Retype only what runs from the beginning of the data through the line with "width=0.76, gap=0.2, ax=ax, legend=False)"; please omit the pictures and keep every line exact.
_ _ _ _ _
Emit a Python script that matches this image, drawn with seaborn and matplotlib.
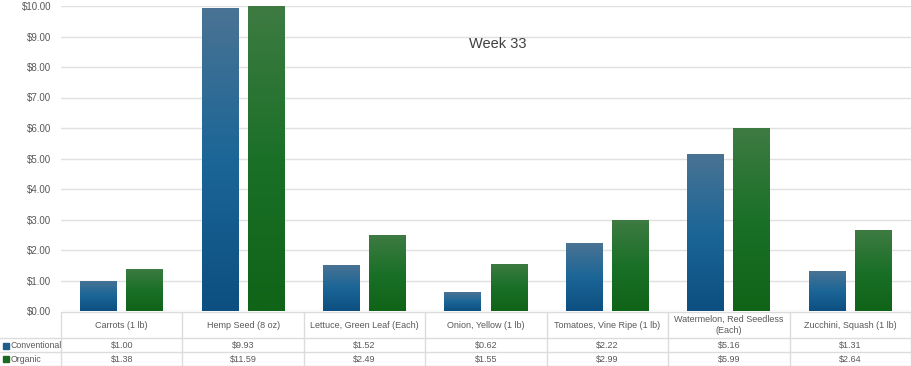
import matplotlib
matplotlib.use("Agg")
import matplotlib.pyplot as plt
import numpy as np
import pandas as pd
import seaborn as sns
from matplotlib.colors import LinearSegmentedColormap

# Data
items = ['Carrots (1 lb)', 'Hemp Seed (8 oz)', 'Lettuce, Green Leaf (Each)',
         'Onion, Yellow (1 lb)', 'Tomatoes, Vine Ripe (1 lb)',
         'Watermelon, Red Seedless\n(Each)', 'Zucchini, Squash (1 lb)']
conventional = [1.00, 9.93, 1.52, 0.62, 2.22, 5.16, 1.31]
organic = [1.38, 11.59, 2.49, 1.55, 2.99, 5.99, 2.64]
series = ['Conventional', 'Organic']

df = pd.DataFrame({
    'item': items * 2,
    'type': ['Conventional'] * len(items) + ['Organic'] * len(items),
    'price': conventional + organic,
})

sns.set_style("white")
plt.rcParams['font.family'] = ['Liberation Sans', 'DejaVu Sans']

W, H = 912, 366
fig = plt.figure(figsize=(W / 100, H / 100), dpi=100)
left, right, top, bottom = 61, 911, 6, 311
ax = fig.add_axes([left / W, 1 - bottom / H, (right - left) / W, (bottom - top) / H])

sns.barplot(data=df, x='item', y='price', hue='type', order=items, hue_order=series,
            width=0.76, gap=0.2, ax=ax, legend=False)

# gradient fill for each bar, lighter at the top
cmaps = {
    'Conventional': LinearSegmentedColormap.from_list('c', ['#0c4f80', '#1b6697', '#4a7394']),
    'Organic': LinearSegmentedColormap.from_list('o', ['#0f6418', '#1b7028', '#3e7b42']),
}
grad = np.linspace(0, 1, 256).reshape(-1, 1)
n = len(items)
for i, p in enumerate(ax.patches[:2 * n]):
    name = series[i // n]
    x0, y0 = p.get_x(), p.get_y()
    w, h = p.get_width(), p.get_height()
    p.set_facecolor('none')
    p.set_edgecolor('none')
    im = ax.imshow(grad, extent=[x0, x0 + w, y0, min(y0 + h, 10)], origin='lower',
                   aspect='auto', cmap=cmaps[name], zorder=2)
    im.set_clip_path(p)

ax.set_xlim(-0.5, n - 0.5)
ax.set_ylim(0, 10)
ax.set_yticks(range(0, 11))
ax.set_yticklabels([f'${v}.00' for v in range(0, 11)])
ax.tick_params(axis='y', length=0, pad=7, labelsize=7, labelcolor='#595959')
ax.set_xticks([])
ax.set_xlabel('')
ax.set_ylabel('')
ax.grid(axis='y', color='#e0e0e0', linewidth=1)
ax.set_axisbelow(True)
for s in ax.spines.values():
    s.set_visible(False)

ax.text((498 - left) / (right - left), 10 - (44 - top) / 30.5, 'Week 33',
        transform=ax.get_yaxis_transform(), ha='center', va='center',
        fontsize=10.5, color='#404040')

# Data table below the plot area
tab = fig.add_axes([0, 0, 1, 1 - bottom / H])
tab.set_xlim(0, W)
tab.set_ylim(H, bottom)
tab.axis('off')
lc = '#dcdcdc'
rows = [312, 338, 352, 365.5]
tab.plot([left, W], [rows[0]] * 2, color=lc, lw=1)
for y in rows[1:]:
    tab.plot([0, W], [y, y], color=lc, lw=1)
colw = (right - left) / n
for k in range(n + 1):
    x = left + k * colw
    tab.plot([x, x], [rows[0], H], color=lc, lw=1)

for k, name in enumerate(items):
    cx = left + (k + 0.5) * colw
    tab.text(cx, (rows[0] + rows[1]) / 2, name, ha='center', va='center',
             fontsize=6.5, color='#595959', linespacing=1.3)
    tab.text(cx, (rows[1] + rows[2]) / 2 + 0.5, f'${conventional[k]:.2f}', ha='center',
             va='center', fontsize=6.5, color='#595959')
    tab.text(cx, (rows[2] + rows[3]) / 2 + 0.5, f'${organic[k]:.2f}', ha='center',
             va='center', fontsize=6.5, color='#595959')

key_colors = ['#1d5f8a', '#1b6a22']
for j, name in enumerate(series):
    yc = (rows[1 + j] + rows[2 + j]) / 2 + 0.5
    tab.add_patch(plt.Rectangle((3, yc - 3), 6, 6, color=key_colors[j]))
    tab.text(11, yc, name, ha='left', va='center', fontsize=6.3, color='#595959')

fig.savefig('out.png', dpi=100)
_ _ _ _ _
Solution to this task ::
Emit a Python script that matches this image, drawn with seaborn and matplotlib.
import matplotlib
matplotlib.use("Agg")
import matplotlib.pyplot as plt
import numpy as np
import pandas as pd
import seaborn as sns
from matplotlib.colors import LinearSegmentedColormap

# Data
items = ['Carrots (1 lb)', 'Hemp Seed (8 oz)', 'Lettuce, Green Leaf (Each)',
         'Onion, Yellow (1 lb)', 'Tomatoes, Vine Ripe (1 lb)',
         'Watermelon, Red Seedless\n(Each)', 'Zucchini, Squash (1 lb)']
conventional = [1.00, 9.93, 1.52, 0.62, 2.22, 5.16, 1.31]
organic = [1.38, 11.59, 2.49, 1.55, 2.99, 5.99, 2.64]
series = ['Conventional', 'Organic']

df = pd.DataFrame({
    'item': items * 2,
    'type': ['Conventional'] * len(items) + ['Organic'] * len(items),
    'price': conventional + organic,
})

sns.set_style("white")
plt.rcParams['font.family'] = ['Liberation Sans', 'DejaVu Sans']

W, H = 912, 366
fig = plt.figure(figsize=(W / 100, H / 100), dpi=100)
left, right, top, bottom = 61, 911, 6, 311
ax = fig.add_axes([left / W, 1 - bottom / H, (right - left) / W, (bottom - top) / H])

sns.barplot(data=df, x='item', y='price', hue='type', order=items, hue_order=series,
            width=0.76, gap=0.2, ax=ax, legend=False)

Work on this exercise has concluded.